I write Ethics & Religion in the midst of a paradox.  America is the world's most religious modern nation - and its least ethical. Gallup says two-thirds of Americans are members of a congregation, and 43 percent attend services weekly. That's four times church attendance of Britain, France or Germany.

Yet America's divorce, teen pregnancy and murder rates are the world's highest. 
Therefore, my major goal is to suggest how you, your congregation, community or the nation might move to higher ethical standards.

Last week's column noted that the percentage of couples who believe they "should stay together for the sake of the children" has plunged from 49% in 1962 to a meager 19% today.  I  hope to encourage more parents to be selfless regarding their children rather than self-absorbed.

Another recent column describes how many churches ignore prayers for healing, which were central to the ministry of Jesus and his followers for 300 years. Entire denominations, such as Assemblies of God, feature healing as a part of their ministry, while it is virtually nonexistent  in most churches. "What seminary teaches how to experience divine healing?" I asked.

I also report and comment on America's major denominations. I noted that the Episcopal Church is splitting. A majority are ordaining and marrying homosexuals, while a more orthodox segment are fleeing.

In May, I recounted the story of an ex-gay who became a heterosexual, married and is now a leader in the movement to limit marriage to one man and one woman.

In a Father's Day column I confessed that I had not thanked my father for his contribution to my life and urged readers to do so with their father (or mother) avoiding my mistake.

A February column praised an "Evangelical Call to Action on Climate Change," a statement by 86 evangelicals such as leaders of a score of denominations and universities.  In contrast to Dr. James Dobson and Jerry Falwell, who don't believe climate change is a problem, I said the report documented persuasive evidence.

Certainly, the most important theme of this column has been how to strengthen marriage.  I applauded the first law in generations making divorce harder to get.  Louisiana now requires a couple with children to live apart for a year, rather than only six months, before a divorce is granted. I noted that Maryland, which requires a year's separation, has a divorce rate 20% below states with 6 months. Why? More time engenders more reconciliation.
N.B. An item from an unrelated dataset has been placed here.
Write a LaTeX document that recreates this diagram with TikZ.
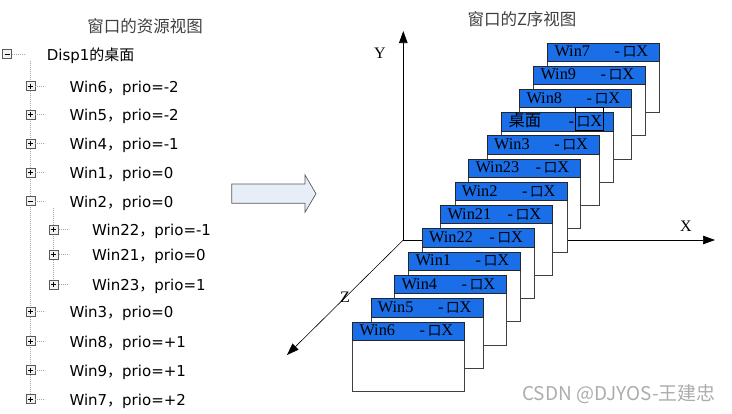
\documentclass[tikz,border=0pt]{standalone}
\usepackage{fontspec}
\setmainfont{Liberation Serif}
\newfontfamily\cjkf{Noto Sans CJK SC}
\newfontfamily\treef{DejaVu Sans}
\usetikzlibrary{arrows.meta}
\definecolor{winblue}{RGB}{26,110,232}
\definecolor{arrowfill}{RGB}{232,238,248}
\begin{document}
\begin{tikzpicture}[x=1pt,y=-1pt,
  tbox/.style={draw=gray!70!black, fill=gray!10, minimum size=9pt, inner sep=0pt, line width=0.6pt},
  dotl/.style={gray!70, line width=0.6pt, dash pattern=on 0.8pt off 1.2pt},
  ttext/.style={font=\treef\fontsize{15}{17}\selectfont, anchor=base west, inner sep=0pt},
  winbody/.style={draw=black!75, fill=white, line width=0.9pt, minimum width=112pt, minimum height=69.5pt, inner sep=0pt, anchor=north west},
  winbar/.style={draw=black!85, fill=winblue, line width=0.9pt, minimum width=112pt, minimum height=18.3pt, inner sep=0pt, anchor=north west},
  wtext/.style={font=\fontsize{16.3}{18}\selectfont, inner sep=0pt},
  axisline/.style={line width=0.7pt, -{Triangle[length=12pt,width=8.5pt]}},
  axlabel/.style={font=\fontsize{16}{18}\selectfont, inner sep=0pt},
  titlef/.style={font=\cjkf\fontsize{16.5}{18}\selectfont, text=black!75, inner sep=0pt}
]
\useasboundingbox (0,0) rectangle (732,413);

% ---------------- left: resource tree ----------------
\node[titlef] (ltitle) at (145,26) {窗口的资源视图};

\draw[dotl] (30.5,61) -- (30.5,395);
\draw[dotl] (53.7,208) -- (53.7,280);

% root
\node[tbox] (b0) at (7,54) {};
\draw[dotl] (b0.east) -- ++(14,0);
\draw[line width=0.8pt] (b0.center) ++(-2.5,0) -- ++(5,0);
\node[ttext] (t0) at (46.7,60) {Disp1{\cjkf 的桌面}};

\foreach \n/\bx/\y/\tx/\s/\lab in {
  w6/30.5/86/69.3/p/Win6{\cjkf ，}prio=-2,
  w5/30.5/114.7/69.3/p/Win5{\cjkf ，}prio=-2,
  w4/30.5/143.3/69.3/p/Win4{\cjkf ，}prio=-1,
  w1/30.5/172.3/69.3/p/Win1{\cjkf ，}prio=0,
  w2/30.5/201/69.3/m/Win2{\cjkf ，}prio=0,
  w22/53.7/229.5/92/p/Win22{\cjkf ，}prio=-1,
  w21/53.7/254.5/92/p/Win21{\cjkf ，}prio=0,
  w23/53.7/284.3/92/p/Win23{\cjkf ，}prio=1,
  w3/30.5/311.7/69.3/p/Win3{\cjkf ，}prio=0,
  w8/30.5/341/69.3/p/Win8{\cjkf ，}prio=+1,
  w9/30.5/370/69.3/p/Win9{\cjkf ，}prio=+1,
  w7/30.5/399/69.3/p/Win7{\cjkf ，}prio=+2}{
  \node[tbox] (b\n) at (\bx,\y) {};
  \draw[dotl] (b\n.east) -- ++(10,0);
  \draw[line width=0.8pt] (b\n.center) ++(-2.5,0) -- ++(5,0);
  \if\s p\draw[line width=0.8pt] (b\n.center) ++(0,-2.5) -- ++(0,5);\fi
  \node[ttext] (t\n) at (\tx,\y+6) {\lab};
}

% ---------------- big arrow ----------------
\draw[draw=black!65, fill=arrowfill, line width=0.7pt]
  (231.7,184) -- (305,184) -- (305,175) -- (316,193.7) -- (305,212.3) -- (305,203.3) -- (231.7,203.3) -- cycle;

% ---------------- right: Z order view ----------------
\node[titlef] (rtitle) at (522,19) {窗口的Z序视图};

\coordinate (o) at (403.3,240);
\coordinate (ytip) at (403.3,31);
\coordinate (xtip) at (715,240);
\coordinate (ztip) at (287,355);
\draw[axisline] (o) -- (ytip);
\draw[axisline] (o) -- (xtip);
\draw[axisline, line width=0.6pt] (o) -- (ztip);
\node[axlabel] (ylab) at (380,53) {Y};
\node[axlabel] (xlab) at (686,226) {X};
\node[axlabel] (zlab) at (345,297) {Z};

\foreach \n/\x/\y/\lab in {
  z7/547.3/42.7/Win7,
  z9/533.3/65.7/Win9,
  z8/519.3/89/Win8,
  zd/501.3/112.3/{\cjkf 桌面},
  z3/487/135.3/Win3,
  z23/468.3/158.7/Win23,
  z2/454.7/182/Win2,
  z21/440.3/205/Win21,
  z22/422/228.3/Win22,
  z1/408.3/251.7/Win1,
  z4/394.3/275/Win4,
  z5/370.7/298.3/Win5,
  z6/352.3/321.7/Win6}{
  \node[winbody] (\n) at (\x,\y) {};
  \node[winbar] (\n-bar) at (\x,\y) {};
  \node[wtext, anchor=base west] (\n-name) at (\x+7,\y+14) {\lab};
  \node[wtext, anchor=base east] (\n-btn) at (\x+101,\y+14) {-\,{\cjkf\fontsize{13.5}{14}\selectfont 口}X};
}
\draw[black, line width=0.8pt] (575.5,107.3) rectangle (603.3,130.7);

% watermark
\node[font=\cjkf\fontsize{19}{21}\selectfont, text=gray!65, anchor=west, inner sep=0pt] (wm) at (522,394) {CSDN @DJYOS-王建忠};
\end{tikzpicture}
\end{document}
One of my first columns in 1981 spotlighted how some churches require couples they marry to take a premarital inventory to assess their relational strengths, and where they had to grow.  A tenth of couples who took the inventory decided not to marry.  One study reported that those who break an engagement have the same scores as those who marry and later divorce. Thus, they avoided a bad marriage.

I reported how my own marriage grew by attending a Marriage Encounter weekend, and how Retrouvaille, a similar weekend retreat for troubled marriages, saves four out of five marriages (retrouvaille.org). 

Frankly, I saw no results of these marriage columns until I was asked to speak to clergy groups in cities publishing the column.  In Modesto, CA I noted that Catholics require a minimum of six months from the time a couple asks to be married until the wedding. Protestants had no time requirement. I asked,  "If Catholics can require six months, can you Protestants agree to at least a four month minimum?  During that time, every church could require couples to take a premarital inventory, and they could review it with a mentor couple in a healthy marriage, who could focus on the couple's unique issues."

"And shouldn't every church hold weekend retreats like Marriage Encounter to help husbands and wives build deeper, more joyful marriages?  I believe if you agreed to such changes, you could slash your divorce rate in half in five years."

Modesto created America's first Community Marriage Policy 20 years ago, signed by 95 pastors, priests and one rabbi. Today its divorce rate is down by 50%. In 1996 my wife and I created Marriage Savers, a non-profit group, to promote this vision. Today 203 cities have created Marriage Policies that have cut divorce and cohabitation rates.  Marriage rates are now increasing.

I feel privileged to write a column suggesting answers for major moral issues. Thank you, readers!